Lipkin (2002) encountered many of these same attitudes in implementing a module on gay and lesbian issues in education in Harvard’s graduate college of education. Other faculty objected to the addition of the module, claiming that it “had more to do with politics than academics” (p. 21). When he made analogies in class between homophobia and racism, despite his assertions that he was not equating the two but simply drawing parallels, a number of Black students objected. He describes constantly walking a line where he did not want to push his students to the point where they would “shut down” and he was concerned about bringing too much of his own story into the classroom. In addition, he felt pressure to “have explicit instructions for fixing problems in the schools” and be a “model minority” (p. 23) for the queer students in his classroom. He describes an example of a trainer for GLSEN Boston showing the film Gay Youth and getting two different responses to the two segments—the first of a gay youth committing suicide that elicited sympathy and the second of a lesbian student wanting to attend prom with her girlfriend that resulted in educators expressing disgust (Lipkin 2002). Mulhern and Martinez (1999) found less resistance than Lipkin (2002), suggesting straight allies might face fewer challenges, but they also found they had to confront their own homophobia. Teaching about queer topics in teacher education requires not only moving students from where they are, which can be difficult when students range in their acceptance, but also paying attention to how the instructor’s own identifications can impact students’ receptivity of the content.

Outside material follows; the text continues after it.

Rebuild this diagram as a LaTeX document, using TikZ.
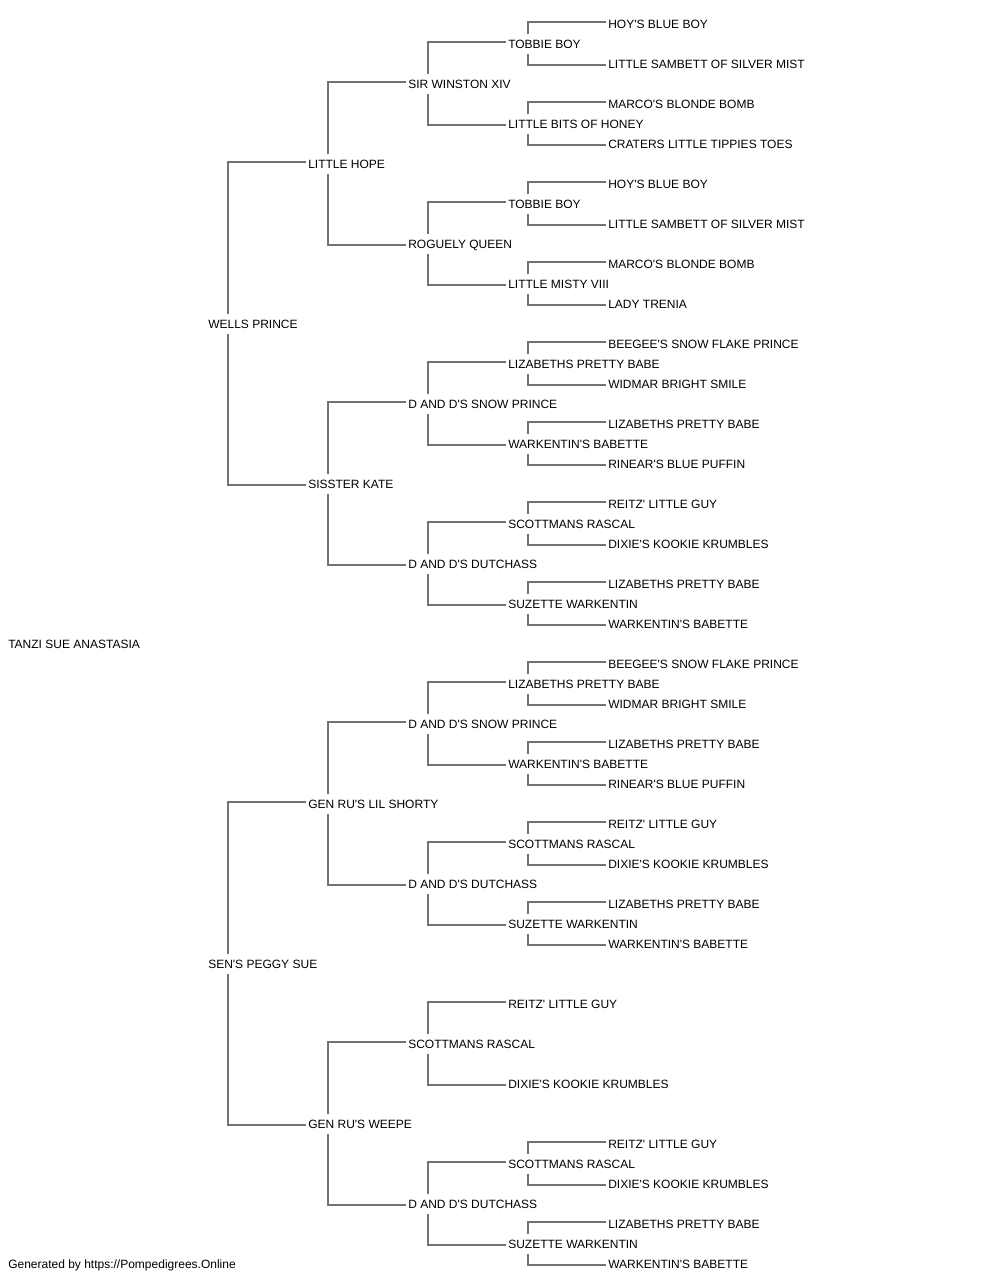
\documentclass[tikz,border=0pt]{standalone}
\usepackage{fontspec}
\setmainfont{Liberation Sans}[Ligatures=TeXOff]
\usetikzlibrary{
  positioning,
  calc,
}
\tikzset{
  x=0.75pt,
  y=-0.75pt,
  text height=1.5ex,
  text depth=.25ex,
  dog/.style={
    anchor=west,
    inner xsep=1.5pt,
    inner ysep=0pt,
    minimum height=14.25pt,
    font=\fontsize{9pt}{10pt}\selectfont,
  },
  link/.style={
    draw=black!55,
    line width=1pt,
  },
}

\begin{document}
\begin{tikzpicture}
  \useasboundingbox (0,0) rectangle (1000,1280);
  % generations 0 to 2
  \node[dog] (tanzi) at (6,644)  {TANZI SUE ANASTASIA};
  \node[dog] (s)     at (206,324)  {WELLS PRINCE};
  \node[dog] (d)     at (206,964)  {SEN'S PEGGY SUE};
  \node[dog] (ss)    at (306,164)  {LITTLE HOPE};
  \node[dog] (sd)    at (306,484)  {SISSTER KATE};
  \node[dog] (ds)    at (306,804)  {GEN RU'S LIL SHORTY};
  \node[dog] (dd)    at (306,1124) {GEN RU'S WEEPE};
  % generation 3
  \node[dog] (sss)   at (406,84)   {SIR WINSTON XIV};
  \node[dog] (ssd)   at (406,244)  {ROGUELY QUEEN};
  \node[dog] (sds)   at (406,404)  {D AND D'S SNOW PRINCE};
  \node[dog] (sdd)   at (406,564)  {D AND D'S DUTCHASS};
  \node[dog] (dss)   at (406,724)  {D AND D'S SNOW PRINCE};
  \node[dog] (dsd)   at (406,884)  {D AND D'S DUTCHASS};
  \node[dog] (dds)   at (406,1044) {SCOTTMANS RASCAL};
  \node[dog] (ddd)   at (406,1204) {D AND D'S DUTCHASS};
  % generation 4
  \node[dog] (ssss)  at (506,44)   {TOBBIE BOY};
  \node[dog] (sssd)  at (506,124)  {LITTLE BITS OF HONEY};
  \node[dog] (ssds)  at (506,204)  {TOBBIE BOY};
  \node[dog] (ssdd)  at (506,284)  {LITTLE MISTY VIII};
  \node[dog] (sdss)  at (506,364)  {LIZABETHS PRETTY BABE};
  \node[dog] (sdsd)  at (506,444)  {WARKENTIN'S BABETTE};
  \node[dog] (sdds)  at (506,524)  {SCOTTMANS RASCAL};
  \node[dog] (sddd)  at (506,604)  {SUZETTE WARKENTIN};
  \node[dog] (dsss)  at (506,684)  {LIZABETHS PRETTY BABE};
  \node[dog] (dssd)  at (506,764)  {WARKENTIN'S BABETTE};
  \node[dog] (dsds)  at (506,844)  {SCOTTMANS RASCAL};
  \node[dog] (dsdd)  at (506,924)  {SUZETTE WARKENTIN};
  \node[dog] (ddss)  at (506,1004) {REITZ' LITTLE GUY};
  \node[dog] (ddsd)  at (506,1084) {DIXIE'S KOOKIE KRUMBLES};
  \node[dog] (ddds)  at (506,1164) {SCOTTMANS RASCAL};
  \node[dog] (dddd)  at (506,1244) {SUZETTE WARKENTIN};
  % generation 5
  \node[dog] (sssss) at (606,24)   {HOY'S BLUE BOY};
  \node[dog] (ssssd) at (606,64)   {LITTLE SAMBETT OF SILVER MIST};
  \node[dog] (sssds) at (606,104)  {MARCO'S BLONDE BOMB};
  \node[dog] (sssdd) at (606,144)  {CRATERS LITTLE TIPPIES TOES};
  \node[dog] (ssdss) at (606,184)  {HOY'S BLUE BOY};
  \node[dog] (ssdsd) at (606,224)  {LITTLE SAMBETT OF SILVER MIST};
  \node[dog] (ssdds) at (606,264)  {MARCO'S BLONDE BOMB};
  \node[dog] (ssddd) at (606,304)  {LADY TRENIA};
  \node[dog] (sdsss) at (606,344)  {BEEGEE'S SNOW FLAKE PRINCE};
  \node[dog] (sdssd) at (606,384)  {WIDMAR BRIGHT SMILE};
  \node[dog] (sdsds) at (606,424)  {LIZABETHS PRETTY BABE};
  \node[dog] (sdsdd) at (606,464)  {RINEAR'S BLUE PUFFIN};
  \node[dog] (sddss) at (606,504)  {REITZ' LITTLE GUY};
  \node[dog] (sddsd) at (606,544)  {DIXIE'S KOOKIE KRUMBLES};
  \node[dog] (sddds) at (606,584)  {LIZABETHS PRETTY BABE};
  \node[dog] (sdddd) at (606,624)  {WARKENTIN'S BABETTE};
  \node[dog] (dssss) at (606,664)  {BEEGEE'S SNOW FLAKE PRINCE};
  \node[dog] (dsssd) at (606,704)  {WIDMAR BRIGHT SMILE};
  \node[dog] (dssds) at (606,744)  {LIZABETHS PRETTY BABE};
  \node[dog] (dssdd) at (606,784)  {RINEAR'S BLUE PUFFIN};
  \node[dog] (dsdss) at (606,824)  {REITZ' LITTLE GUY};
  \node[dog] (dsdsd) at (606,864)  {DIXIE'S KOOKIE KRUMBLES};
  \node[dog] (dsdds) at (606,904)  {LIZABETHS PRETTY BABE};
  \node[dog] (dsddd) at (606,944)  {WARKENTIN'S BABETTE};
  \node[dog] (dddss) at (606,1144) {REITZ' LITTLE GUY};
  \node[dog] (dddsd) at (606,1184) {DIXIE'S KOOKIE KRUMBLES};
  \node[dog] (dddds) at (606,1224) {LIZABETHS PRETTY BABE};
  \node[dog] (ddddd) at (606,1264) {WARKENTIN'S BABETTE};
  % footer
  \node[dog] (footer) at (6,1264) {Generated by https://Pompedigrees.Online};
  % sire and dam links
  \foreach \p/\a/\b in {
    s/ss/sd, d/ds/dd,
    ss/sss/ssd, sd/sds/sdd, ds/dss/dsd, dd/dds/ddd,
    sss/ssss/sssd, ssd/ssds/ssdd, sds/sdss/sdsd, sdd/sdds/sddd,
    dss/dsss/dssd, dsd/dsds/dsdd, dds/ddss/ddsd, ddd/ddds/dddd,
    ssss/sssss/ssssd, sssd/sssds/sssdd, ssds/ssdss/ssdsd, ssdd/ssdds/ssddd,
    sdss/sdsss/sdssd, sdsd/sdsds/sdsdd, sdds/sddss/sddsd, sddd/sddds/sdddd,
    dsss/dssss/dsssd, dssd/dssds/dssdd, dsds/dsdss/dsdsd, dsdd/dsdds/dsddd,
    ddds/dddss/dddsd, dddd/dddds/ddddd} {
    \draw[link] ([xshift=16.5pt]\p.north west) |- ([yshift=1.5pt]\a.west);
    \draw[link] ([xshift=16.5pt]\p.south west) |- ([yshift=-0.75pt]\b.west);
  }
\end{tikzpicture}
\end{document}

Particular cultural norms can also get in the way of addressing queer topics in teacher education programs. Kissen (2002) found that “in an effort to minimize conflict, the discourse of [Southern] civility ignores even the most blatant conflict” (p. 83). For Mulhern and Martinez (1999), the most daunting aspect of resistance was religious beliefs: “find[ing] it difficult to respond to [students religiously based homophobic comments] without coming across as putting down their religious beliefs” (p. 249) or “imposing my beliefs on my students” (p. 252). However, creating cognitive dissonance between students’ belief that “all students should be accepted and represented at school” (Mulhern and Martinez 1999: 253) and their religious beliefs gave teacher educators some leverage (Mulhern and Martinez 1999; Swartz 2005).

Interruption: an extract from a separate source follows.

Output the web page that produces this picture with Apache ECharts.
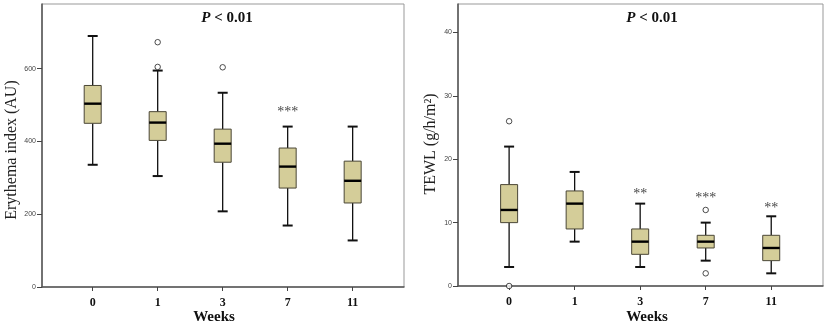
<!DOCTYPE html>
<html>
<head>
<meta charset="utf-8">
<script src="https://cdn.jsdelivr.net/npm/echarts@6/dist/echarts.min.js"></script>
<style>
  html, body { margin: 0; padding: 0; background: #fff; }
  #chart { width: 825px; height: 325px; }
</style>
</head>
<body>
<div id="chart"></div>
<script>
// categories (weeks)
const weeks = ["0", "1", "3", "7", "11"];

// Erythema index: [low whisker, Q1, median, Q3, high whisker]
const erythemaBoxes = [
  [336, 450, 504, 554, 690],
  [305, 403, 452, 482, 595],
  [208, 343, 394, 434, 534],
  [169, 272, 331, 382, 441],
  [128, 231, 292, 346, 441]
];
// outliers: [week index, value]
const erythemaOutliers = [[1, 605], [1, 673], [2, 604]];
const erythemaStars = ["", "", "", "***", ""];
const erythemaStarAt = [0, 0, 0, 480, 0];
const erythemaTicks = [0, 200, 400, 600];

// TEWL
const tewlBoxes = [
  [3, 10, 12, 16, 22],
  [7, 9, 13, 15, 18],
  [3, 5, 7, 9, 13],
  [4, 6, 7, 8, 10],
  [2, 4, 6, 8, 11]
];
const tewlOutliers = [[0, 26], [0, 0], [3, 12], [3, 2]];
const tewlStars = ["", "", "**", "***", "**"];
const tewlStarAt = [0, 0, 14.4, 13.9, 12.3];
const tewlTicks = [0, 10, 20, 30, 40];

const serif = "'Liberation Serif', 'Times New Roman', serif";
const sans = "'Liberation Sans', Arial, sans-serif";

const chart = echarts.init(document.getElementById("chart"));

function renderBox(params, api) {
  const x = api.value(0);
  const pLow = api.coord([x, api.value(1)]);
  const pQ1 = api.coord([x, api.value(2)]);
  const pMed = api.coord([x, api.value(3)]);
  const pQ3 = api.coord([x, api.value(4)]);
  const pHigh = api.coord([x, api.value(5)]);
  const half = 8.5, cap = 5;
  const whisker = { stroke: "#111", lineWidth: 1.3 };
  const capStyle = { stroke: "#111", lineWidth: 2 };
  return {
    type: "group",
    children: [
      { type: "line", shape: { x1: pHigh[0], y1: pHigh[1], x2: pQ3[0], y2: pQ3[1] }, style: whisker },
      { type: "line", shape: { x1: pLow[0], y1: pLow[1], x2: pQ1[0], y2: pQ1[1] }, style: whisker },
      { type: "line", shape: { x1: pHigh[0] - cap, y1: pHigh[1], x2: pHigh[0] + cap, y2: pHigh[1] }, style: capStyle },
      { type: "line", shape: { x1: pLow[0] - cap, y1: pLow[1], x2: pLow[0] + cap, y2: pLow[1] }, style: capStyle },
      {
        type: "rect",
        shape: { x: pQ3[0] - half, y: pQ3[1], width: half * 2, height: pQ1[1] - pQ3[1] },
        style: { fill: "#d4cd99", stroke: "#4a4636", lineWidth: 1 }
      },
      { type: "line", shape: { x1: pMed[0] - half, y1: pMed[1], x2: pMed[0] + half, y2: pMed[1] }, style: { stroke: "#000", lineWidth: 2.4 } }
    ]
  };
}

function boxSeries(boxes, idx) {
  return {
    type: "custom",
    xAxisIndex: idx,
    yAxisIndex: idx,
    renderItem: renderBox,
    encode: { x: 0, y: [1, 2, 3, 4, 5] },
    data: boxes.map((b, i) => [i].concat(b)),
    silent: true,
    z: 3
  };
}

function outlierSeries(points, idx) {
  return {
    type: "scatter",
    xAxisIndex: idx,
    yAxisIndex: idx,
    symbol: "circle",
    symbolSize: 5.5,
    itemStyle: { color: "#fff", borderColor: "#222", borderWidth: 1 },
    data: points,
    silent: true,
    z: 4
  };
}

function starSeries(stars, at, idx) {
  const items = [];
  stars.forEach((s, i) => {
    if (s) items.push({ value: [i, at[i]], name: s });
  });
  return {
    type: "scatter",
    xAxisIndex: idx,
    yAxisIndex: idx,
    symbolSize: 0,
    label: {
      show: true,
      position: "inside",
      formatter: p => p.name,
      fontFamily: serif,
      fontSize: 14,
      color: "#111"
    },
    data: items,
    silent: true,
    z: 5
  };
}

function xAxisFor(idx) {
  return {
    type: "value",
    gridIndex: idx,
    min: -0.78,
    max: 4.79,
    splitLine: { show: false },
    axisLine: { show: true, onZero: false, lineStyle: { color: "#555", width: 1.5 } },
    axisTick: { show: true, inside: false, length: 4, customValues: [0, 1, 2, 3, 4], lineStyle: { color: "#444" } },
    axisLabel: {
      customValues: [0, 1, 2, 3, 4],
      formatter: v => weeks[Math.round(v)],
      fontFamily: serif,
      fontWeight: "bold",
      fontSize: 12,
      color: "#111",
      margin: 10
    }
  };
}

function yAxisFor(idx, max, ticks) {
  return {
    type: "value",
    gridIndex: idx,
    min: 0,
    max: max,
    splitLine: { show: false },
    axisLine: { show: true, onZero: false, lineStyle: { color: "#555", width: 1.5 } },
    axisTick: { show: true, length: 5, customValues: ticks, lineStyle: { color: "#444" } },
    axisLabel: {
      customValues: ticks,
      fontFamily: sans,
      fontSize: 7,
      color: "#444",
      margin: 6
    }
  };
}

const option = {
  animation: false,
  backgroundColor: "#fff",
  grid: [
    { left: 42, top: 4, width: 362, height: 283, show: true, borderColor: "#999", borderWidth: 1 },
    { left: 458, top: 4, width: 365, height: 282, show: true, borderColor: "#999", borderWidth: 1 }
  ],
  xAxis: [xAxisFor(0), xAxisFor(1)],
  yAxis: [yAxisFor(0, 778, erythemaTicks), yAxisFor(1, 44.5, tewlTicks)],
  series: [
    boxSeries(erythemaBoxes, 0),
    outlierSeries(erythemaOutliers, 0),
    starSeries(erythemaStars, erythemaStarAt, 0),
    boxSeries(tewlBoxes, 1),
    outlierSeries(tewlOutliers, 1),
    starSeries(tewlStars, tewlStarAt, 1)
  ],
  graphic: [
    {
      type: "text", x: 227, y: 18,
      style: {
        text: "{i|P} < 0.01", align: "center", verticalAlign: "middle",
        font: "bold 15px " + serif, fill: "#111",
        rich: { i: { fontStyle: "italic", fontWeight: "bold", fontSize: 15, fontFamily: serif, fill: "#111" } }
      }
    },
    {
      type: "text", x: 652, y: 18,
      style: {
        text: "{i|P} < 0.01", align: "center", verticalAlign: "middle",
        font: "bold 15px " + serif, fill: "#111",
        rich: { i: { fontStyle: "italic", fontWeight: "bold", fontSize: 15, fontFamily: serif, fill: "#111" } }
      }
    },
    {
      type: "text", x: 214, y: 317,
      style: { text: "Weeks", align: "center", verticalAlign: "middle", font: "bold 15px " + serif, fill: "#111" }
    },
    {
      type: "text", x: 647, y: 317,
      style: { text: "Weeks", align: "center", verticalAlign: "middle", font: "bold 15px " + serif, fill: "#111" }
    },
    {
      type: "text", x: 12, y: 150, rotation: Math.PI / 2,
      style: { text: "Erythema index (AU)", align: "center", verticalAlign: "middle", font: "16px " + serif, fill: "#222" }
    },
    {
      type: "text", x: 431, y: 144, rotation: Math.PI / 2,
      style: { text: "TEWL (g/h/m²)", align: "center", verticalAlign: "middle", font: "16px " + serif, fill: "#222" }
    }
  ]
};

chart.setOption(option);
window.addEventListener("resize", () => chart.resize());
</script>
</body>
</html>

Goldstein et al. (2007) caution against certain types of antihomophobia education as they point out the dangers of the “safe schools discourse” that tends to portray queer youth as one-dimensional victims, promote tolerance but not acceptance, presents homosexuality as “just the same as” heterosexuality, and individualizes homophobia, thus “abdicat[ing] [teacher educators’] responsibility for challenging power systems and culture that privilege heterosexuality over homosexuality” (p. 185) and “fails to disrupt the heterosexual/homosexual binary” (p. 187). In addition, these discourses can “create an us/them polarization when they ask students to analyze other groups to find out what ‘they’ are like” (Simone 2002: 153), ignore the multiplicity and fluidity of identifications (Kumashiro 2000), and wash over privilege (Kumashiro 2000).

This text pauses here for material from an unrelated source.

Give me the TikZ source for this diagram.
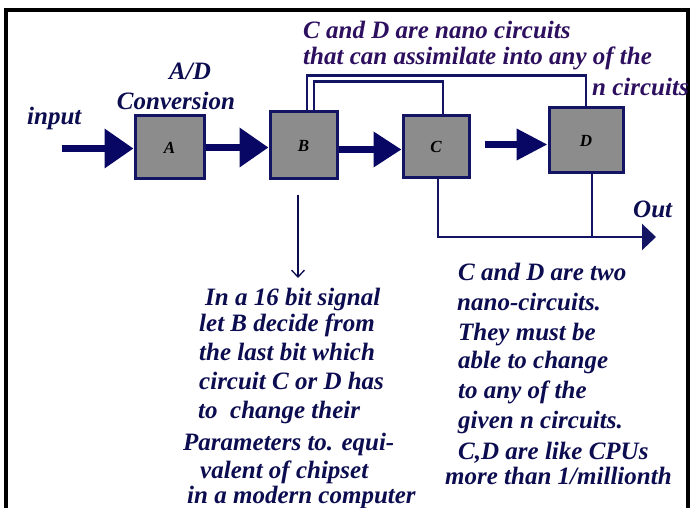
\documentclass[tikz,border=0pt]{standalone}
\usepackage{fontspec}
\setmainfont{Liberation Serif}
\usetikzlibrary{arrows.meta,calc}
\definecolor{navy}{RGB}{8,8,100}
\definecolor{boxedge}{RGB}{20,20,100}
\definecolor{boxfill}{RGB}{140,140,140}
\definecolor{txt}{RGB}{12,12,80}
\definecolor{toptxt}{RGB}{45,15,95}
\tikzset{
  blk/.style={draw=boxedge, fill=boxfill, line width=3pt, inner sep=0pt,
    font=\fontsize{17}{20}\selectfont\bfseries\itshape, text=black},
  fat/.style={draw=navy, line width=7pt, -{Triangle[length=29pt,width=38pt]}},
  conn/.style={draw=boxedge, line width=2.4pt},
  lbl/.style={anchor=base west, inner sep=0pt, text=txt,
    font=\fontsize{25}{28}\selectfont\bfseries\itshape},
  toplbl/.style={lbl, text=toptxt},
}
\begin{document}
\begin{tikzpicture}[x=1pt,y=-1pt]
\useasboundingbox (0,0) rectangle (691,508);
\fill[white] (0,0) rectangle (691,508);
\draw[line width=4.5pt, black] (6,512) -- (6,10) -- (688,10) -- (688,512);

% boxes
\node[blk, minimum width=69pt, minimum height=63pt] (A) at (169.5,147.5) {A};
\node[blk, minimum width=67pt, minimum height=67pt] (B) at (303.5,145.5) {B};
\node[blk, minimum width=66pt, minimum height=62pt] (C) at (436,147) {C};
\node[blk, minimum width=74pt, minimum height=65pt] (D) at (586,140.5) {D};

% fat arrows
\coordinate (in) at (62,148.5);
\draw[fat] (in) -- (in -| A.west);
\draw[fat] (A.east) -- (A.east -| B.west);
\draw[fat, -{Triangle[length=28pt,width=34pt]}] ([yshift=-4pt]B.east) -- ([yshift=-4pt]B.east -| C.west);
\draw[fat, -{Triangle[length=31pt,width=30pt]}] ([xshift=14pt,yshift=2.5pt]C.east) -- ([yshift=2.5pt]C.east -| D.west);

% feedback lines from B
\draw[conn] ([xshift=3.5pt]B.north) -- ++(0,-35) -| (D.north);
\draw[conn] ([xshift=10.5pt]B.north) -- ++(0,-29) -| ([xshift=7pt]C.north);

% output
\coordinate (outtip) at (656,237);
\draw[conn, -{Triangle[length=14pt,width=26pt]}] ([xshift=2pt]C.south) |- (outtip);
\draw[conn] ([xshift=6pt]D.south) -- ([xshift=6pt]D.south |- outtip);

% thin arrow down from B
\coordinate (bdown) at ([xshift=-5.5pt,yshift=-14pt]B.south);
\coordinate (bnote) at (bdown |- 0,278);
\draw[txt, line width=1.3pt, -{Straight Barb[length=7pt,width=13pt]}] (bdown) -- (bnote);

% labels
\node[lbl] (tin) at (27,125) {input};
\node[lbl, anchor=base] (tad) at (190,80) {A/D};
\node[lbl, anchor=base] (tconv) at (176,110) {Conversion};
\node[lbl] (tout) at (633,218) {Out};

\node[toplbl] (top1) at (303,39) {C and D are nano circuits};
\node[toplbl] (top2) at (303,65) {that can assimilate into any of the};
\node[toplbl] (top3) at (592,96) {n circuits};

% left note
\node[lbl] (l1) at (205,305) {In a 16 bit signal};
\node[lbl] (l2) at (199,331) {let B decide from};
\node[lbl] (l3) at (199,360) {the last bit which};
\node[lbl] (l4) at (199,389) {circuit C or D has};
\node[lbl] (l5) at (198,418) {to\ \ change their};
\node[lbl] (l6) at (183,450) {Parameters to. equi-};
\node[lbl] (l7) at (200,478) {valent of chipset};
\node[lbl] (l8) at (187,503) {in a modern computer};

% right note
\node[lbl] (r1) at (458,280) {C and D are two};
\node[lbl] (r2) at (457,310) {nano-circuits.};
\node[lbl] (r3) at (458,340) {They must be};
\node[lbl] (r4) at (458,368) {able to change};
\node[lbl] (r5) at (458,398) {to any of the};
\node[lbl] (r6) at (458,428) {given n circuits.};
\node[lbl] (r7) at (458,459) {C,D are like CPUs};
\node[lbl] (r8) at (445,484) {more than 1/millionth};
\end{tikzpicture}
\end{document}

Because “students often desire learning that affirms their belief that they are good people and resist learning anything that reveals their complicity with oppression” (Kumashiro 2002a: 73) and anything that “will disrupt the frameworks [they] traditionally use to make sense of the world and [them]selves” (Kumashiro 2001: 5), teacher educators who do this work often had a handful of completely resistant students (Athanases and Larrabee 2003; Larrabee and Morehead 2008; Mulhern and Martinez 1999; Swartz 2005). Discourses about teaching such as teaching being solely about academics and that academics are neutral can bolster this resistance (Kumashiro 2002a). Providing students avenues to examine what kinds of learnings are made possible through the activities and assignments that challenge and those that affirm their beliefs can illuminate students’ resistance (Kumashiro 2002a). Recognizing this resistance creates a crisis that can facilitate unlearning prior assumptions, but teacher educators need to provide the space and means for students to work through their crises by revisiting them with different perspectives to lead to a resignifying of the self. Thus, challenges can become opportunities for growth.

8.7 Conclusion

Although across textbooks, standards, and programs there is increasingly more attention to queer students and topics, there is still a lot of room for improvement. These changes are sometimes subject to the political climate or to the make-up of the faculty at the time. Unfortunately, this age of accountability tends to shut down discussions not only of queer topics but also of any “controversial” topic in K–12 education: “By forcing teachers to teach to tests measuring ‘skills,’ conservatives reduce time available to study ‘uncomfortable’ topics” (Pinar 2007: 175) because “[d]ialogue might lead to critical consciousness, which might in turn engender unity in diversity in our students, which might finally result in our acceptance and appreciation of each other” (Whitlock 2007: 84). Even when conversations do happen in K–12 classrooms, teachers need to be aware of how they frame them, as some queer youth reported that “teachers opened discussions as if homophobia were an issue with pros and cons that students might debate” (Mayo 2007: 195). Finally, teachers need to realize that “it is more what we actually do” than “what we say that we should do” that makes lasting impressions upon students so that the “occasional lectures about, say, the importance of treating girls in the same ways that we treat boys will mean little if students observe that the teacher calls on boys to move tables and girls to sweep” (Kumashiro 2009: 718–719). Kumashiro (2009) reminds the reader that any lesson can be read in multiple ways, including “information meant to challenge bias can actually serve to reinforce that bias” (p. 720) and cautions against teaching in a way that prescribes what the students should think and feel. Rather, he suggests, “the goal should be to articulate a variety of lenses and examine what each make possible and impossible. Students might ask, ‘How does this lens reinforce stereotypes or challenge them? What does this lens highlight, and what does this lens make difficult to see? What questions does this lens invite us to ask?’” (Kumashiro 2009: 720). The job of the teacher educator then becomes creating queer pedagogues—teachers who see situations from multiple perspectives and are unafraid to explore nontraditional paths and challenge the status quo. For this to happen, teacher education programs need to move from ignorance, insecurity, and intolerance to being informed, inquisitive, and inspired.